Key points summarised from the Town Hall were the current media focus on freedom of speech and academic freedom, and that they are of “fundamental importance to the life and vitality of a university”. A staff member of the university informed Grapeshot Magazine that researchers are being pressured to confine their research into particular areas or to only publish in certain journals, including circulated lists of paces where you shouldn’t publish – so much for academic freedom. Grapeshot Magazine is hopeful that the stated “fundamental importance” of freedom of speech extends into student media, and that the University will uphold our freedom to critique the structures of our educational institutions.

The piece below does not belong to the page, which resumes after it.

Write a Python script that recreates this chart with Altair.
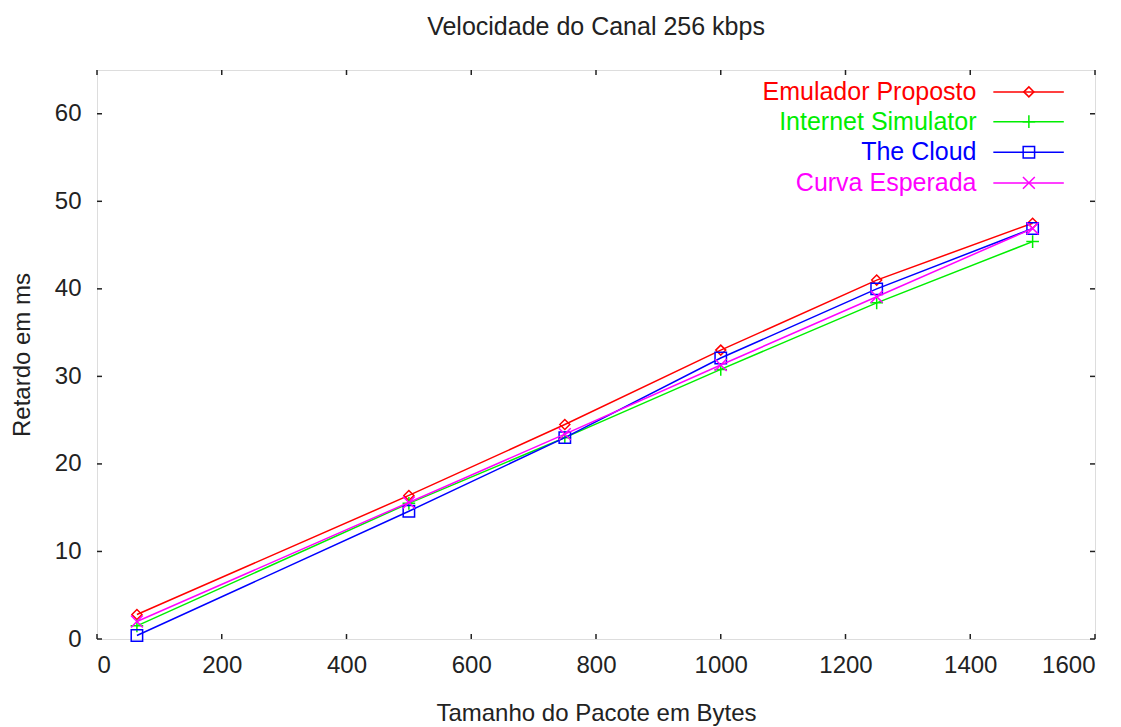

In the 1stJuly 2019 summary, there was no mention of the reported loan and license agreements of the Vice Chancellor. It is unclear whether staff inquired about this during the Q & A portion at the time of this article being written, as no answers have been published online. The Grapeshot team is hopeful that the Vice Chancellor and Macquarie University administration will follow this mid-year town hall with a town hall for students to attend and seek further clarification.
Grapeshot contacted the Vice Chancellor inquiring about holding a meeting with the Editors of the publication but received no response. We hope that moving forward we can receive more clarification and reiterate the stated intention for the University to uphold freedom of speech. Until then we’ll have to rely information on the finances of 2018 can be found in the Annual Report published on the Macquarie Website.